## INFORMATION SHOWN
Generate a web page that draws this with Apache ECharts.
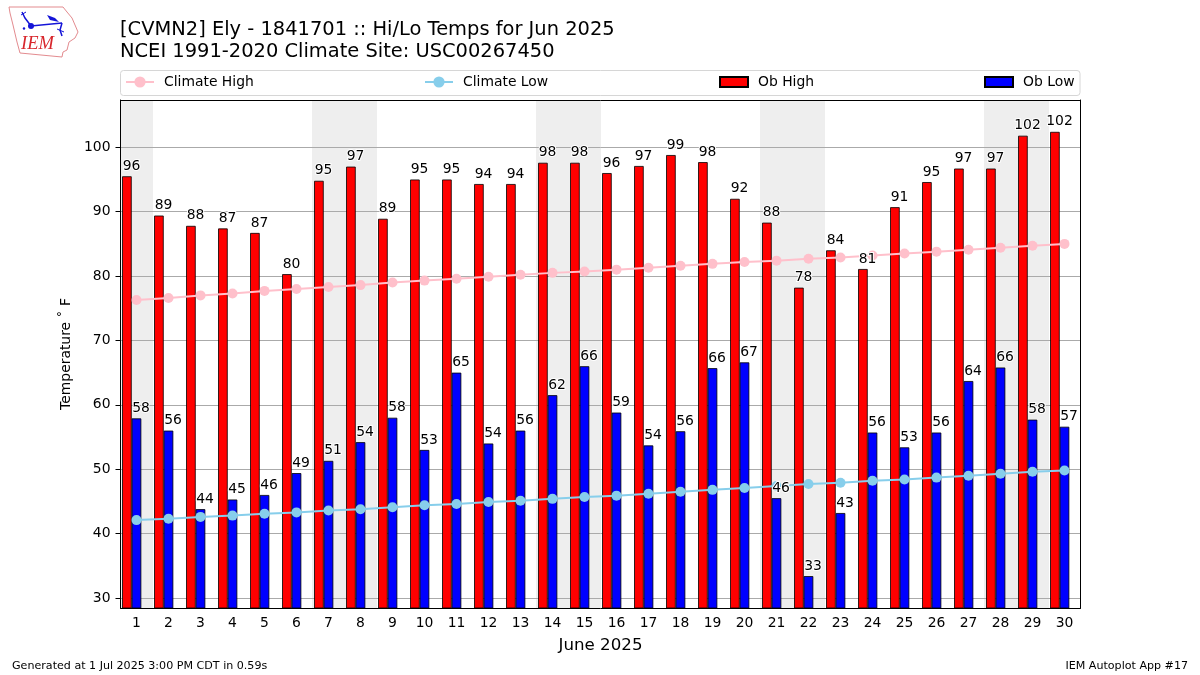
<!DOCTYPE html>
<html>
<head>
<meta charset="utf-8">
<title>Hi/Lo Temps for Jun 2025</title>
<script src="https://cdn.jsdelivr.net/npm/echarts@6/dist/echarts.min.js"></script>
<style>
  html, body { margin: 0; padding: 0; background: #fff; }
  #chart { width: 1200px; height: 675px; }
</style>
</head>
<body>
<div id="chart"></div>
<script>
const days = ['1', '2', '3', '4', '5', '6', '7', '8', '9', '10', '11', '12', '13', '14', '15',
  '16', '17', '18', '19', '20', '21', '22', '23', '24', '25', '26', '27', '28', '29', '30'];
const obHigh = [95.5, 89.4, 87.8, 87.4, 86.7, 80.3, 94.8, 97, 88.9, 95, 95, 94.3, 94.3, 97.6, 97.6,
  96, 97.1, 98.8, 97.7, 92, 88.3, 78.2, 84, 81.1, 90.7, 94.6, 96.7, 96.7, 101.8, 102.4];
const obLow = [57.9, 56, 43.8, 45.3, 46, 49.4, 51.3, 54.2, 58, 53, 65, 54, 56, 61.5, 66,
  58.8, 53.7, 55.9, 65.7, 66.6, 45.5, 33.4, 43.2, 55.7, 53.4, 55.7, 63.7, 65.8, 57.7, 56.6];
const climateHigh = [76.3, 76.6, 77, 77.3, 77.7, 78, 78.3, 78.6, 79, 79.3, 79.6, 79.9, 80.2, 80.5, 80.7,
  81, 81.3, 81.6, 81.9, 82.2, 82.4, 82.7, 82.9, 83.2, 83.5, 83.8, 84.1, 84.4, 84.7, 85];
const climateLow = [42.1, 42.3, 42.6, 42.8, 43.1, 43.3, 43.6, 43.8, 44.1, 44.4, 44.6, 44.9, 45.1, 45.4, 45.7,
  45.9, 46.2, 46.5, 46.8, 47.1, 47.4, 47.7, 47.9, 48.2, 48.4, 48.7, 49, 49.3, 49.6, 49.8];
const weekendDays = ['1', '7', '8', '14', '15', '21', '22', '28', '29'];
const tempTicks = [30, 40, 50, 60, 70, 80, 90, 100];
const yMin = 28.45;
const yMax = 107.35;

const FONT = '"DejaVu Sans"';
const TEXT = 13.9;

function lineSeries(name, data, color) {
  return {
    name, type: 'line', data, z: 5, symbol: 'circle', symbolSize: 10,
    lineStyle: {color, width: 2}, itemStyle: {color}
  };
}

function barSeries(name, data, color) {
  return {
    name, type: 'bar', data, z: 4, barWidth: 9.6, barGap: 0,
    itemStyle: {color, borderColor: '#000', borderWidth: 0.8}
  };
}

// labels live on their own series so that they sit above the climate lines
function labelSeries(data, shift) {
  return {
    type: 'scatter', data, z: 7, symbolSize: 0, silent: true,
    itemStyle: {opacity: 1},
    label: {
      show: true, position: 'top', distance: 3, offset: [shift, 0],
      fontSize: TEXT, fontFamily: FONT, color: '#000',
      textBorderColor: '#fff', textBorderWidth: 2,
      formatter: (p) => Math.round(p.value)
    }
  };
}

function legendAt(name, left, itemHeight, icon) {
  return {
    data: [{name, icon}], left, top: 75, padding: 0, itemWidth: 28, itemHeight,
    selectedMode: false,
    textStyle: {fontSize: TEXT, fontFamily: FONT, color: '#000', padding: [0, 0, 0, 5]}
  };
}

const chart = echarts.init(document.getElementById('chart'));
chart.setOption({
  animation: false,
  backgroundColor: '#fff',
  textStyle: {fontFamily: FONT},
  title: [
    {text: '[CVMN2] Ely - 1841701 :: Hi/Lo Temps for Jun 2025\nNCEI 1991-2020 Climate Site: USC00267450',
      left: 120, top: 19, padding: 0,
      textStyle: {fontSize: 19.44, fontWeight: 'normal', fontFamily: FONT, color: '#000', lineHeight: 22}},
    {text: 'Generated at 1 Jul 2025 3:00 PM CDT in 0.59s', left: 12, top: 661, padding: 0,
      textStyle: {fontSize: 11.1, fontWeight: 'normal', fontFamily: FONT, color: '#000'}},
    {text: 'IEM Autoplot App #17', right: 12, top: 661, padding: 0,
      textStyle: {fontSize: 11.1, fontWeight: 'normal', fontFamily: FONT, color: '#000'}}
  ],
  legend: [
    legendAt('Climate High', 125, 14),
    legendAt('Climate Low', 424, 14),
    legendAt('Ob High', 719, 10, 'rect'),
    legendAt('Ob Low', 984, 10, 'rect')
  ],
  grid: {left: 120.5, right: 119.5, top: 100, height: 508},
  xAxis: [
    {
      type: 'category', data: days, z: 6, position: 'bottom',
      name: 'June 2025', nameLocation: 'middle', nameGap: 29,
      nameTextStyle: {fontSize: 16.67, color: '#000', fontFamily: FONT},
      axisLine: {onZero: false, lineStyle: {color: '#000', width: 1}},
      axisTick: {alignWithLabel: true, length: 5, lineStyle: {color: '#000'}},
      axisLabel: {interval: 0, margin: 8, fontSize: TEXT, color: '#000', fontFamily: FONT},
      splitLine: {show: false}
    },
    {
      // weekend shading runs on this one, it also closes the frame on top
      type: 'category', data: days, z: 6, position: 'top',
      axisLine: {onZero: false, lineStyle: {color: '#000', width: 1}},
      axisTick: {show: false}, axisLabel: {show: false}, splitLine: {show: false}
    }
  ],
  yAxis: [
    {
      type: 'value', min: yMin, max: yMax, z: 3, position: 'left',
      name: 'Temperature \u02DA F', nameLocation: 'middle', nameGap: 46,
      nameTextStyle: {fontSize: TEXT, color: '#000', fontFamily: FONT},
      axisLine: {show: true, onZero: false, lineStyle: {color: '#000', width: 1}},
      axisTick: {show: true, length: 5, customValues: tempTicks, lineStyle: {color: '#000'}},
      axisLabel: {margin: 10, fontSize: TEXT, color: '#000', fontFamily: FONT, customValues: tempTicks},
      splitLine: {show: true, lineStyle: {color: '#aaa', width: 1}}
    },
    {
      type: 'value', min: yMin, max: yMax, z: 3, position: 'right',
      axisLine: {show: true, onZero: false, lineStyle: {color: '#000', width: 1}},
      axisTick: {show: false}, axisLabel: {show: false}, splitLine: {show: false}
    }
  ],
  series: [
    {
      // slightly wider than a day so neighbouring shaded days leave no seam
      type: 'bar', xAxisIndex: 1, z: 1, barWidth: 33, silent: true,
      data: days.map((d) => (weekendDays.includes(d) ? yMax : null)),
      itemStyle: {color: '#eeeeee'}
    },
    barSeries('Ob High', obHigh, '#ff0000'),
    barSeries('Ob Low', obLow, '#0000ff'),
    // empty third slot, keeps the low bar centred on the day tick
    {type: 'bar', data: [], barWidth: 9.6, barGap: 0},
    lineSeries('Climate High', climateHigh, '#ffc0cb'),
    lineSeries('Climate Low', climateLow, '#87ceeb'),
    labelSeries(obHigh, -5),
    labelSeries(obLow, 4.5)
  ],
  graphic: [
    // legend frame
    {type: 'rect', z: 0, shape: {x: 120.5, y: 70.5, width: 959.5, height: 25, r: 3},
      style: {fill: '#fff', stroke: '#d6d6d6', lineWidth: 1}},
    // IEM logo
    {type: 'polygon', z: 10, shape: {points: [[9, 7], [63, 7], [67, 12], [72, 18], [78, 32], [75, 38], [69, 42],
      [67, 50], [63, 52], [62, 57], [20, 53], [17, 42], [13, 25], [10, 13]]},
      style: {fill: 'none', stroke: '#e38b8f', lineWidth: 1}},
    {type: 'polyline', z: 10, shape: {points: [[22, 12], [25, 18], [31, 26], [62, 23]]},
      style: {fill: 'none', stroke: '#1414d8', lineWidth: 1.5}},
    {type: 'polyline', z: 10, shape: {points: [[21, 15], [26, 12]]},
      style: {fill: 'none', stroke: '#1414d8', lineWidth: 1}},
    {type: 'polyline', z: 10, shape: {points: [[62, 23], [60, 30], [62, 36]]},
      style: {fill: 'none', stroke: '#1414d8', lineWidth: 1.5}},
    {type: 'polyline', z: 10, shape: {points: [[57, 29], [64, 32]]},
      style: {fill: 'none', stroke: '#1414d8', lineWidth: 1}},
    {type: 'polygon', z: 10, shape: {points: [[47, 15], [55, 18], [59, 22], [50, 20]]},
      style: {fill: '#1414d8'}},
    {type: 'circle', z: 10, shape: {cx: 31, cy: 26, r: 3}, style: {fill: '#1414d8'}},
    {type: 'circle', z: 10, shape: {cx: 24, cy: 28.5, r: 1.2}, style: {fill: '#1414d8'}},
    {type: 'text', z: 10, x: 21, y: 35, style: {text: 'IEM', fill: '#d8262c',
      font: 'italic 18.5px "Liberation Serif"'}}
  ]
});
</script>
</body>
</html>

## EXERCISE DETAILS
Copy nothing but the lines from the top of the material through the line holding "const TEXT = 13.9;", exactly as written; omit pictures.

## OUTPUT
Generate a web page that draws this with Apache ECharts.
<!DOCTYPE html>
<html>
<head>
<meta charset="utf-8">
<title>Hi/Lo Temps for Jun 2025</title>
<script src="https://cdn.jsdelivr.net/npm/echarts@6/dist/echarts.min.js"></script>
<style>
  html, body { margin: 0; padding: 0; background: #fff; }
  #chart { width: 1200px; height: 675px; }
</style>
</head>
<body>
<div id="chart"></div>
<script>
const days = ['1', '2', '3', '4', '5', '6', '7', '8', '9', '10', '11', '12', '13', '14', '15',
  '16', '17', '18', '19', '20', '21', '22', '23', '24', '25', '26', '27', '28', '29', '30'];
const obHigh = [95.5, 89.4, 87.8, 87.4, 86.7, 80.3, 94.8, 97, 88.9, 95, 95, 94.3, 94.3, 97.6, 97.6,
  96, 97.1, 98.8, 97.7, 92, 88.3, 78.2, 84, 81.1, 90.7, 94.6, 96.7, 96.7, 101.8, 102.4];
const obLow = [57.9, 56, 43.8, 45.3, 46, 49.4, 51.3, 54.2, 58, 53, 65, 54, 56, 61.5, 66,
  58.8, 53.7, 55.9, 65.7, 66.6, 45.5, 33.4, 43.2, 55.7, 53.4, 55.7, 63.7, 65.8, 57.7, 56.6];
const climateHigh = [76.3, 76.6, 77, 77.3, 77.7, 78, 78.3, 78.6, 79, 79.3, 79.6, 79.9, 80.2, 80.5, 80.7,
  81, 81.3, 81.6, 81.9, 82.2, 82.4, 82.7, 82.9, 83.2, 83.5, 83.8, 84.1, 84.4, 84.7, 85];
const climateLow = [42.1, 42.3, 42.6, 42.8, 43.1, 43.3, 43.6, 43.8, 44.1, 44.4, 44.6, 44.9, 45.1, 45.4, 45.7,
  45.9, 46.2, 46.5, 46.8, 47.1, 47.4, 47.7, 47.9, 48.2, 48.4, 48.7, 49, 49.3, 49.6, 49.8];
const weekendDays = ['1', '7', '8', '14', '15', '21', '22', '28', '29'];
const tempTicks = [30, 40, 50, 60, 70, 80, 90, 100];
const yMin = 28.45;
const yMax = 107.35;

const FONT = '"DejaVu Sans"';
const TEXT = 13.9;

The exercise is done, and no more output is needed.